Lo que alguna vez fue el rostro de la prosperidad hoy se convierte en el reflejo del desgaste institucional.

  Ambos municipios comparten una misma raíz de crisis: la improvisación institucional convertida en estilo de gobierno.


En vez de construir equipos técnicos y proyectos sólidos, se levantan estructuras políticas que funcionan como clanes, donde el mérito se sustituye por la lealtad y el conocimiento por el amiguismo.


Esta es la verdadera tragedia del poder local: no se gobierna con un plan, sino con ocurrencias.


No se administra un presupuesto, se reparte. Y así, poco a poco, el progreso se convierte en una palabra hueca.

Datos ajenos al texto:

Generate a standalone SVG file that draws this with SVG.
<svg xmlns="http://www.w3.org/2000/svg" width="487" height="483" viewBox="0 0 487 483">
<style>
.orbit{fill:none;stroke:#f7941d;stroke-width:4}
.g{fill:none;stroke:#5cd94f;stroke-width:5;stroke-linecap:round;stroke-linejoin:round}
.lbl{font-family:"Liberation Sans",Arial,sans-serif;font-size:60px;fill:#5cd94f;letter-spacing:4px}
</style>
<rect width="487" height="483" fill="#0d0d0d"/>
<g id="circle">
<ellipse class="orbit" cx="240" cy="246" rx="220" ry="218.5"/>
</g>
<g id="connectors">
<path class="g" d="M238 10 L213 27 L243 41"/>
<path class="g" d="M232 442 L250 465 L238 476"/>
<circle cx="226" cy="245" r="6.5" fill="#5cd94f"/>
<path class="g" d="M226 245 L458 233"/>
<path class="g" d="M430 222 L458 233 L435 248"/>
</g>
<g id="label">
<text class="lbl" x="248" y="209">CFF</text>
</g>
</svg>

La recesión no es solo económica, es moral y política. Se siente en el desánimo ciudadano, en la falta de confianza en las instituciones y en la sensación de que el gobierno ya no escucha ni representa.


Y cuando un pueblo deja de creer, el sistema entero comienza a colapsar.

 

Durante años se repitió el mantra del cambio, de la nueva política, del gobierno cercano al pueblo.

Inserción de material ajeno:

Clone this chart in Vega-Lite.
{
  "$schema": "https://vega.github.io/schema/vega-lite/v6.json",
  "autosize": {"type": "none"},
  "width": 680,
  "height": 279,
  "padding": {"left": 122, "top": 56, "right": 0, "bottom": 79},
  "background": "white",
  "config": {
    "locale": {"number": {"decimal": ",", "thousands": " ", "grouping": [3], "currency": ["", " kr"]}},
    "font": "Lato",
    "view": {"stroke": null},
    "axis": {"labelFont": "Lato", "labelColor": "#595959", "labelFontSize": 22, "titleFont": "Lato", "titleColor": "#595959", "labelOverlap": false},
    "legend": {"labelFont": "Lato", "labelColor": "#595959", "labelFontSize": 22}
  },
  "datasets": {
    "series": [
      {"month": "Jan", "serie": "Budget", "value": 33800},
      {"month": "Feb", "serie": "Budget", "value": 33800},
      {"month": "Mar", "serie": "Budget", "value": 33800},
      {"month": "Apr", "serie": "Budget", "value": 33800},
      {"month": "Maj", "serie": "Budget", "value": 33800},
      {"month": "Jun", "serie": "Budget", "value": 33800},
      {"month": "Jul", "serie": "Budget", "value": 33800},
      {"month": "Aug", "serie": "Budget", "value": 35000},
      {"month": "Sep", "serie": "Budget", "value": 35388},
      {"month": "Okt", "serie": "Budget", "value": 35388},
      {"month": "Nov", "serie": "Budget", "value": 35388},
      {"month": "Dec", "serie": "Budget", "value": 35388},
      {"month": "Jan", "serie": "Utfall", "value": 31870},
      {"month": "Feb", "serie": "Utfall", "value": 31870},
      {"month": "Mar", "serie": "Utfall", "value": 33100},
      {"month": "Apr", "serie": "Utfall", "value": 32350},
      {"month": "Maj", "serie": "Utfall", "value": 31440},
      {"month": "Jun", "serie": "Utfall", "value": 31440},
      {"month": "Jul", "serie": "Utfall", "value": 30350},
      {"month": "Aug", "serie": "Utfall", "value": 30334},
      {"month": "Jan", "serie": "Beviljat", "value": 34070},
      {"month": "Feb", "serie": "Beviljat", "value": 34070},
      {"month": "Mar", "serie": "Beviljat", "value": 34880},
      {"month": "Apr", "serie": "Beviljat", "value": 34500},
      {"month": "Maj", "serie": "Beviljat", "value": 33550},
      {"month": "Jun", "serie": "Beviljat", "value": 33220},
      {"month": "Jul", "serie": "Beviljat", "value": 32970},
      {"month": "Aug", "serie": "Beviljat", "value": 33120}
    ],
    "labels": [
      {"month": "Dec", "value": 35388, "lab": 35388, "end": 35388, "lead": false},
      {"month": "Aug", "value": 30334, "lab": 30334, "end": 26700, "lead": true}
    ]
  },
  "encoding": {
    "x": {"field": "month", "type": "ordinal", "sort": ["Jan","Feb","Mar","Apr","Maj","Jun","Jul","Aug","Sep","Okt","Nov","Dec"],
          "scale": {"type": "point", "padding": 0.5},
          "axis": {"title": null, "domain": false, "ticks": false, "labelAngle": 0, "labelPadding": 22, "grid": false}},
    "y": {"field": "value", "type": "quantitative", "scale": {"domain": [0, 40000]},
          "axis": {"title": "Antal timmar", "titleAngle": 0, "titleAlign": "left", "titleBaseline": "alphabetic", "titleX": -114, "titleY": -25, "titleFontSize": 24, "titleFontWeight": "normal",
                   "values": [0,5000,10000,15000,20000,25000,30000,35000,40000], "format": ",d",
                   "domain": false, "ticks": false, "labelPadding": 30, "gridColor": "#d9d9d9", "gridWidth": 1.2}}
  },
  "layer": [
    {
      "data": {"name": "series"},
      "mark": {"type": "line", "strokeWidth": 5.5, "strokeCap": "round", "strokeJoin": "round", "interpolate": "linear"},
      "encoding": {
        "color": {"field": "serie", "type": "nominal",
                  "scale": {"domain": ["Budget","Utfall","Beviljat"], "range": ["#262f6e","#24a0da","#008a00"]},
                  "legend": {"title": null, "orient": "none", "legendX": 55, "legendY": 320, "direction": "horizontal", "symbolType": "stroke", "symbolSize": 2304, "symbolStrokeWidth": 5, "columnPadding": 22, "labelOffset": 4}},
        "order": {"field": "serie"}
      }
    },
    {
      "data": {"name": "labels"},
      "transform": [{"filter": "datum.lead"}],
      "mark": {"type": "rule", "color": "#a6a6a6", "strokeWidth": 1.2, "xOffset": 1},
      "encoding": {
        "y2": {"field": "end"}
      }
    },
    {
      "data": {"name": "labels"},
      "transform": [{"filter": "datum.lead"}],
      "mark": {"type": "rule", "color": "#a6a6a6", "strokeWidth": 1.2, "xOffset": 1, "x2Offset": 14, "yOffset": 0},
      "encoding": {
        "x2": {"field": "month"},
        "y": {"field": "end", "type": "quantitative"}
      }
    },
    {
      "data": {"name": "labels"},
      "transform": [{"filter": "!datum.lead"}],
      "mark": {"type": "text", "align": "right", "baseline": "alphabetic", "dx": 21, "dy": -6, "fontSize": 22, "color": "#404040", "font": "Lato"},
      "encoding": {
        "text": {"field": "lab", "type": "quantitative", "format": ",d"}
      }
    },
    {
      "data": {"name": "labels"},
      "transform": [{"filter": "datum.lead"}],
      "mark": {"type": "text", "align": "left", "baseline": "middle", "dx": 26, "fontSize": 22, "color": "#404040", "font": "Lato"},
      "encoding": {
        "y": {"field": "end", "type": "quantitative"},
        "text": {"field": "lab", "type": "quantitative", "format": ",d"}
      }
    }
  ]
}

Pero en los hechos, la llamada transformación se ha vuelto espejo de aquello que prometió desterrar.


El ciudadano que exige transparencia es visto como adversario. El funcionario que señala errores es marginado.

Y los problemas estructurales —inseguridad, pobreza, falta de vivienda digna, deterioro ambiental— se maquillan con conferencias, campañas y oficinas que no resuelven  solo alargan la incertidumbre.

El poder se convirtió en refugio de los mismos vicios de siempre, solo que ahora con otro color y otro discurso.

 

Cuando un gobierno no sabe recaudar sin asfixiar, ni gastar sin despilfarrar, la administración se vuelve opaca y el ciudadano rehén.


Tulum y Playa del Carmen no necesitan más discursos. Necesitan gobiernos que planeen, que escuchen, que entiendan que la verdadera transformación no se decreta: se construye.

El futuro del estado no depende del color del partido, sino de la capacidad del liderazgo,  gobernar un paraíso es servirle, no saquearlo con  influyentísimo  mucho menos con nepotismo.